EXERCISE DIRECTIONS: Every record should be repeated exactly, except that pictures are left out.

RECORDS TO PROCESS:
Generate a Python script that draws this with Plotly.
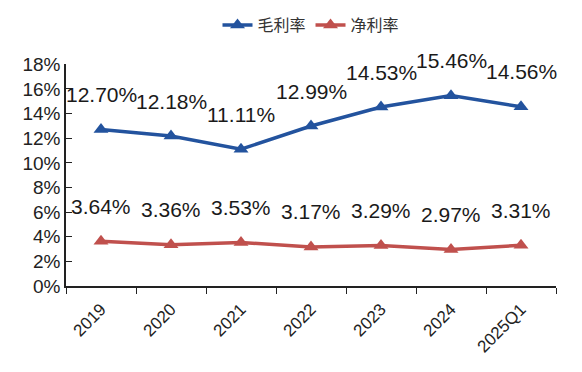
import plotly.graph_objects as go

categories = ["2019", "2020", "2021", "2022", "2023", "2024", "2025Q1"]
gross_margin = [12.70, 12.18, 11.11, 12.99, 14.53, 15.46, 14.56]
net_margin = [3.64, 3.36, 3.53, 3.17, 3.29, 2.97, 3.31]
series_names = ["毛利率", "净利率"]
y_ticks = [0, 2, 4, 6, 8, 10, 12, 14, 16, 18]

blue = "#23539E"
red = "#C0504D"
xpos = list(range(len(categories)))

fig = go.Figure()
for name, vals, col in [(series_names[0], gross_margin, blue), (series_names[1], net_margin, red)]:
    fig.add_trace(go.Scatter(
        x=xpos, y=vals, name=name, mode="lines+markers",
        line=dict(color=col, width=3.5),
        marker=dict(symbol="triangle-up", size=13, color=col),
    ))
    for xi, v in zip(xpos, vals):
        fig.add_annotation(x=xi, y=v, text=f"{v:.2f}%", showarrow=False,
                           yshift=35, font=dict(size=21, color="#1a1a1a",
                                                family="Liberation Sans, Arial, sans-serif"))

fig.update_layout(
    width=582, height=372,
    margin=dict(l=58, r=34, t=53, b=94),
    paper_bgcolor="white", plot_bgcolor="white",
    showlegend=True,
    legend=dict(orientation="h", x=0.5, xanchor="center", y=1.0, yanchor="top",
                yref="container", font=dict(size=16, color="#333333",
                family="Noto Sans CJK SC, sans-serif"),
                traceorder="normal"),
    font=dict(family="Liberation Sans, Arial, sans-serif", color="#222222"),
)
fig.update_xaxes(range=[-0.5, len(categories) - 0.5], tickvals=xpos, ticktext=categories,
                 showline=True, linecolor="#222222", linewidth=1.5,
                 ticks="", tickangle=-45, tickfont=dict(size=17, color="#222222"),
                 ticklabelstandoff=5,
                 minor=dict(tick0=-0.5, dtick=1, ticks="outside", ticklen=6,
                            tickcolor="#222222", showgrid=False),
                 showgrid=False, zeroline=False)
fig.update_yaxes(range=[0, 18], tickvals=y_ticks, ticktext=[f"{t}%" for t in y_ticks],
                 showline=True, linecolor="#222222", linewidth=1.5,
                 ticks="inside", ticklen=6, tickcolor="#222222",
                 tickfont=dict(size=19, color="#222222"),
                 showgrid=False, zeroline=False)

fig.write_html("out.html")
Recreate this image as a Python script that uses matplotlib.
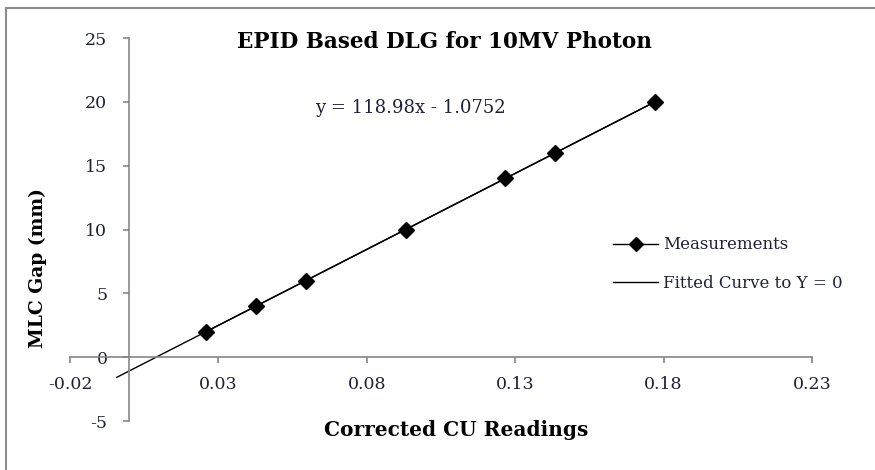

ANSWER TO THE PROBLEM:
Generate a Python script that draws this with Plotly.
import plotly.graph_objects as go

categories = ["2019", "2020", "2021", "2022", "2023", "2024", "2025Q1"]
gross_margin = [12.70, 12.18, 11.11, 12.99, 14.53, 15.46, 14.56]
net_margin = [3.64, 3.36, 3.53, 3.17, 3.29, 2.97, 3.31]
series_names = ["毛利率", "净利率"]
y_ticks = [0, 2, 4, 6, 8, 10, 12, 14, 16, 18]

blue = "#23539E"
red = "#C0504D"
xpos = list(range(len(categories)))

fig = go.Figure()
for name, vals, col in [(series_names[0], gross_margin, blue), (series_names[1], net_margin, red)]:
    fig.add_trace(go.Scatter(
        x=xpos, y=vals, name=name, mode="lines+markers",
        line=dict(color=col, width=3.5),
        marker=dict(symbol="triangle-up", size=13, color=col),
    ))
    for xi, v in zip(xpos, vals):
        fig.add_annotation(x=xi, y=v, text=f"{v:.2f}%", showarrow=False,
                           yshift=35, font=dict(size=21, color="#1a1a1a",
                                                family="Liberation Sans, Arial, sans-serif"))

fig.update_layout(
    width=582, height=372,
    margin=dict(l=58, r=34, t=53, b=94),
    paper_bgcolor="white", plot_bgcolor="white",
    showlegend=True,
    legend=dict(orientation="h", x=0.5, xanchor="center", y=1.0, yanchor="top",
                yref="container", font=dict(size=16, color="#333333",
                family="Noto Sans CJK SC, sans-serif"),
                traceorder="normal"),
    font=dict(family="Liberation Sans, Arial, sans-serif", color="#222222"),
)
fig.update_xaxes(range=[-0.5, len(categories) - 0.5], tickvals=xpos, ticktext=categories,
                 showline=True, linecolor="#222222", linewidth=1.5,
                 ticks="", tickangle=-45, tickfont=dict(size=17, color="#222222"),
                 ticklabelstandoff=5,
                 minor=dict(tick0=-0.5, dtick=1, ticks="outside", ticklen=6,
                            tickcolor="#222222", showgrid=False),
                 showgrid=False, zeroline=False)
fig.update_yaxes(range=[0, 18], tickvals=y_ticks, ticktext=[f"{t}%" for t in y_ticks],
                 showline=True, linecolor="#222222", linewidth=1.5,
                 ticks="inside", ticklen=6, tickcolor="#222222",
                 tickfont=dict(size=19, color="#222222"),
                 showgrid=False, zeroline=False)

fig.write_html("out.html")
Recreate this image as a Python script that uses matplotlib.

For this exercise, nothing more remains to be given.